- GIVEN REQUEST:
Single out the lines that include the word "this". Copy them.
---------- WORKING DATA
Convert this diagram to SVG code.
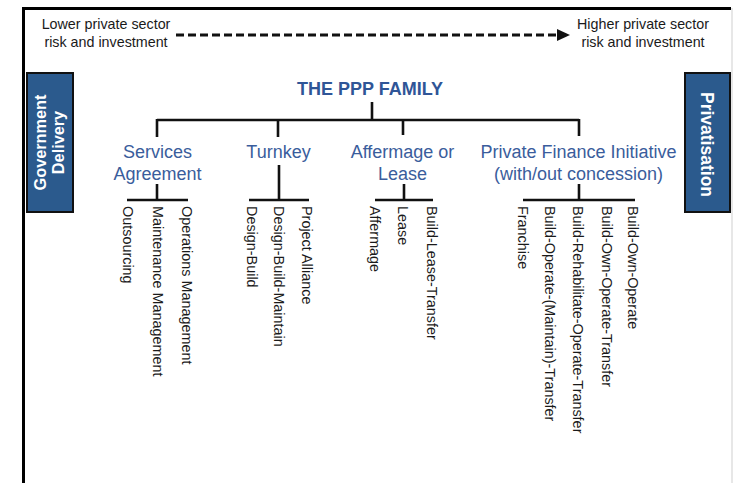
<svg xmlns="http://www.w3.org/2000/svg" width="733" height="483" viewBox="0 0 733 483">
<style>
.t{font-family:"Liberation Sans",Arial,sans-serif;fill:#1a1a1a}
.top{font-size:14.3px;text-anchor:middle}
.title{font-size:18px;font-weight:bold;fill:#2f5597;text-anchor:middle}
.cat{font-size:18px;fill:#3a5d9c;text-anchor:middle}
.leaf{font-size:14.4px}
.side{font-size:16.3px;font-weight:bold;fill:#fff;text-anchor:middle}
.box{fill:#2b5a8d;stroke:#111;stroke-width:2}
.ln{stroke:#111;stroke-width:2.6;fill:none}
</style>
<rect width="733" height="483" fill="#fff"/>
<path d="M23.5,483 V8.5 H731" fill="none" stroke="#000" stroke-width="3"/>
<line x1="732" y1="8" x2="732" y2="483" stroke="#cfcfcf" stroke-width="1"/>

<g id="scale">
<text class="t top" x="106" y="29">Lower private sector</text>
<text class="t top" x="106" y="47">risk and investment</text>
<text class="t top" x="643" y="29">Higher private sector</text>
<text class="t top" x="643" y="47">risk and investment</text>
<line x1="176" y1="35" x2="556" y2="35" stroke="#111" stroke-width="3" stroke-dasharray="8,4"/>
<polygon points="557,29 570,35 557,41" fill="#111"/>
</g>

<g id="government">
<rect class="box" x="27" y="73" width="46" height="139"/>
<text class="t side" transform="translate(46,142.5) rotate(-90)">Government</text>
<text class="t side" transform="translate(64,142.5) rotate(-90)">Delivery</text>
</g>
<g id="privatisation">
<rect class="box" x="685" y="73" width="45" height="139"/>
<text class="t side" style="font-size:17.5px" transform="translate(701,144.5) rotate(90)">Privatisation</text>
</g>

<g id="connectors">
<path class="ln" d="M372,102 V120 M157,120 H579 M157,119 V137 M278,120 V137 M403,120 V135 M579,119 V136"/>
<path class="ln" d="M157,184 V200 M127,200 H188"/>
<path class="ln" d="M279,165 V200 M249,200 H309"/>
<path class="ln" d="M404,184 V200 M375,200 H433"/>
<path class="ln" d="M579,184 V200 M523,200 H635"/>
</g>

<g id="title"><text class="t title" x="370" y="95">THE PPP FAMILY</text></g>

<g id="services">
<text class="t cat" x="157.5" y="158">Services</text>
<text class="t cat" x="157.5" y="180">Agreement</text>
</g>
<g id="turnkey"><text class="t cat" x="278.5" y="158">Turnkey</text></g>
<g id="affermage">
<text class="t cat" x="402.5" y="158">Affermage or</text>
<text class="t cat" x="402.5" y="180">Lease</text>
</g>
<g id="pfi">
<text class="t cat" x="578.5" y="158">Private Finance Initiative</text>
<text class="t cat" x="578.5" y="180">(with/out concession)</text>
</g>

<g id="leaf-outsourcing"><text class="t leaf" transform="translate(122.5,206) rotate(90)">Outsourcing</text></g>
<g id="leaf-maintenance"><text class="t leaf" transform="translate(152.5,206) rotate(90)">Maintenance Management</text></g>
<g id="leaf-operations"><text class="t leaf" transform="translate(181.5,206) rotate(90)">Operations Management</text></g>
<g id="leaf-db"><text class="t leaf" transform="translate(247,206) rotate(90)">Design-Build</text></g>
<g id="leaf-dbm"><text class="t leaf" transform="translate(274,206) rotate(90)">Design-Build-Maintain</text></g>
<g id="leaf-pa"><text class="t leaf" transform="translate(302,206) rotate(90)">Project Alliance</text></g>
<g id="leaf-affermage"><text class="t leaf" transform="translate(370,206) rotate(90)">Affermage</text></g>
<g id="leaf-lease"><text class="t leaf" transform="translate(398,206) rotate(90)">Lease</text></g>
<g id="leaf-blt"><text class="t leaf" transform="translate(427,206) rotate(90)">Build-Lease-Transfer</text></g>
<g id="leaf-franchise"><text class="t leaf" transform="translate(518,206) rotate(90)">Franchise</text></g>
<g id="leaf-bomt"><text class="t leaf" transform="translate(545,206) rotate(90)">Build-Operate-(Maintain)-Transfer</text></g>
<g id="leaf-brot"><text class="t leaf" transform="translate(573,206) rotate(90)">Build-Rehabilitate-Operate-Transfer</text></g>
<g id="leaf-boot"><text class="t leaf" transform="translate(602,206) rotate(90)">Build-Own-Operate-Transfer</text></g>
<g id="leaf-boo"><text class="t leaf" transform="translate(628,206) rotate(90)">Build-Own-Operate</text></g>
</svg>
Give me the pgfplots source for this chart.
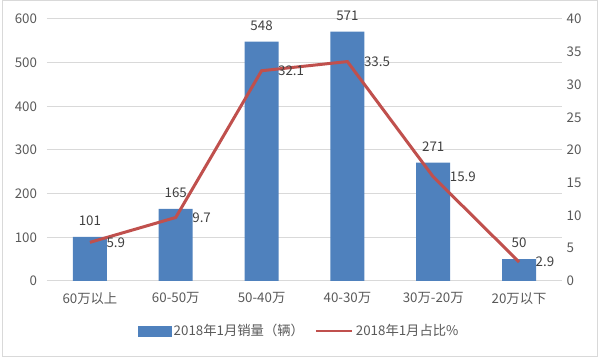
--------------------
- TASK RESULT:
Convert this diagram to SVG code.
Give me the pgfplots source for this chart.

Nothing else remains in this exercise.